While Jeff Bezos' secretive sub-orbital venture continues to play catch-up in the commercial race to space, SpaceX, brainchild of Pay Pal co-founder Elon Musk (a partner in Paul Allen's new space company, building history's largest aircraft), has several new launches in the works: It's set to blast off Saturday on the first privately funded mission to the International Space Station and has sent ex-U.S. Sen. Slade Gorton on a separate mission to lobby for government support.
Lobbying records show SpaceX spent $240,000 on K&L Gates and four other firms the first quarter of this year to influence legislative support in D.C. Though the crop of new commercial space ventures involves considerable private investment, much of the funding has and will come from taxpayers.
It's a wild new frontier for America's billionaires. Musk's California-based SpaceX (Space Exploration Technologies) also announced last week it was conducting a joint marketing effort with Bigelow Aerospace of Las Vegas (part of the Boeing Commercial spacecraft effort) to offer passenger rides on SpaceX's Dragon spacecraft to Bigelow "habitats" orbiting the earth.

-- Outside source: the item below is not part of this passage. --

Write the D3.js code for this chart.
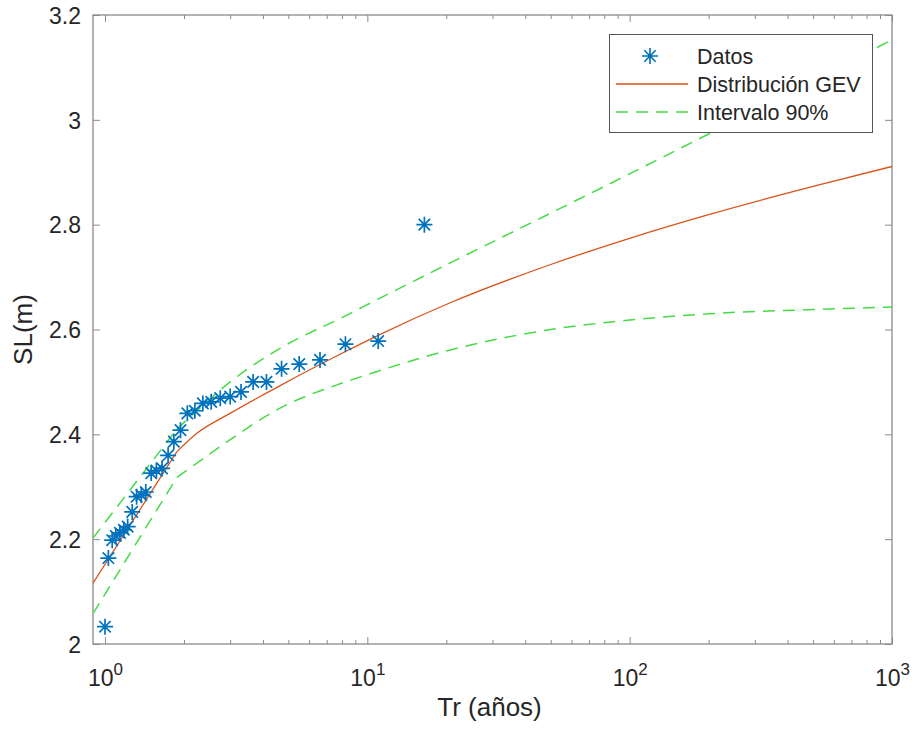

Allen's new Stratolaunch Systems, meanwhile, moves forward to build history's largest airplane that will launch a sub-orbital space craft. The air-launch system will supposedly make space access safer and more cost-effectiveness. Allen has partnered with aerospace pioneer Burt Rutan to create the launch plane and with Musk's SpaceX to build a multi-stage booster.
Bezos, however, continues to keep his Kent-based Blue Origin progress under wraps, though as best can be told he's lagging behind the others with his private space-travel venture. But Space.com did lift the veil slightly last week, reporting Bezos' firm has completed wind tunnel testing of its next-generation craft, simply called the "Space Vehicle." It would transport up to seven astronauts to low-Earth orbit and the International Space Station.
The testing was conducted as part of Blue Origin's partnership with NASA, writes Leonard David, under the agency's Commercial Crew Development program, which awarded Bezos $22 million in 2011 to develop the vehicle.
Here's what it looks like:
"Our Space Vehicle's innovative biconic shape provides greater cross-range and interior volume than traditional capsules without the weight penalty of winged spacecraft," Blue Origin president Rob Meyerson said in a statement.